ドーナツを1個食べたところで、少し「ココア(ホット)」を飲む。続いて「ミルクティーホワイトベア」を食べることにした。
「ミルクティーホワイトベア」はイースト生地のドーナツの表面をミルクティーチョコでコーティングし、ホワイトチョコの耳と口をつけ、ビターチョコで目と鼻を描いたドーナツである。赤い帽子のピックをつけてサンタ気取りのクマといった感じの表情に、思わず気持ちも和む。
ピックを外して、ドーナツにかぶりつく。ふんわりとしたイースト生地のドーナツの中から口の中に舌触り滑らかなミルククリームが溢れ出してきた。表面のミルクティーチョコからはアールグレイの風味が鼻腔に広がる。コクのあるホワイトチョコの耳と口がカリッとした食感のアクセントになっていて、中に入ったミルククリームとともに、ふんわりとしたミルクティーチョコの華やかな風味とマッチしていて美味しい。
ドーナツを2個食べてしまうと、ドーナツの余韻を楽しみながら「ココア(ホット)」を飲んだ。ココアのカカオの風味とミルクティーチョコの甘さが口の中で一体となって、喉の奥に消えていく。その余韻を楽しみながら、しばらくは「ココア(ホット)」を楽しんだ。
少し気分が落ち着いた。少し、活字が読みたくなったので、デイパックの中から読み物を取りだして、「ココア(ホット)」を楽しみながら記事を読む。しばらく店内で過ごしていると、紙コップの中のドリンクが無くなった。
時計を見ると、既に入店してから小一時間が経過している。少々長居をしてしまったようだ。食器を返却して店を出るとクリーニング店に行って、クリーニングに出していたスーツを受け取った。持参したトートバッグにスーツを入れてルミネ立川を出ると、電車に乗って帰宅の途につく。
電車が日野駅に到着すると、電車を降りて改札を抜けた。駅西口のロータリーに出て、日野駅北交差点で信号を待ちながら、ふと東の空を見上げると、暗く澄んだ空に今年最後の満月が煌々と光を放っている。12月の満月は「コールドムーン」とも呼ばれていて、2021年の中で地球から最も遠い満月とのこと。西の空には明るさの際立つ金星が見えている。

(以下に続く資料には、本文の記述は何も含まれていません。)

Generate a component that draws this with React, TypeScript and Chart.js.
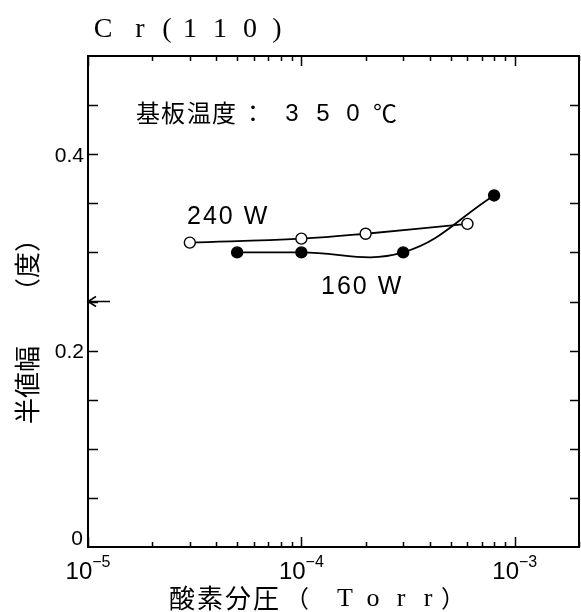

午後から吹いてきた乾いた北よりの風が、体温を容赦なく奪っていくように感じられて凍えるように寒い。思わず早足になって、家路を急いだ。
夜、ゴミを出すために外に出た。空を見上げると冷たく冴え渡った暗い空の天頂付近に満月が明るく光を放っていて、その周囲に星が瞬いているのが見える。吐く息が白く見えて、メガネを曇らせた。空気を吸い込むと、鼻の奥がツンとするような感覚に襲われる。足元を凍てついた空気が流れていくようである。
明日の朝は厳しい寒さになりそうだ。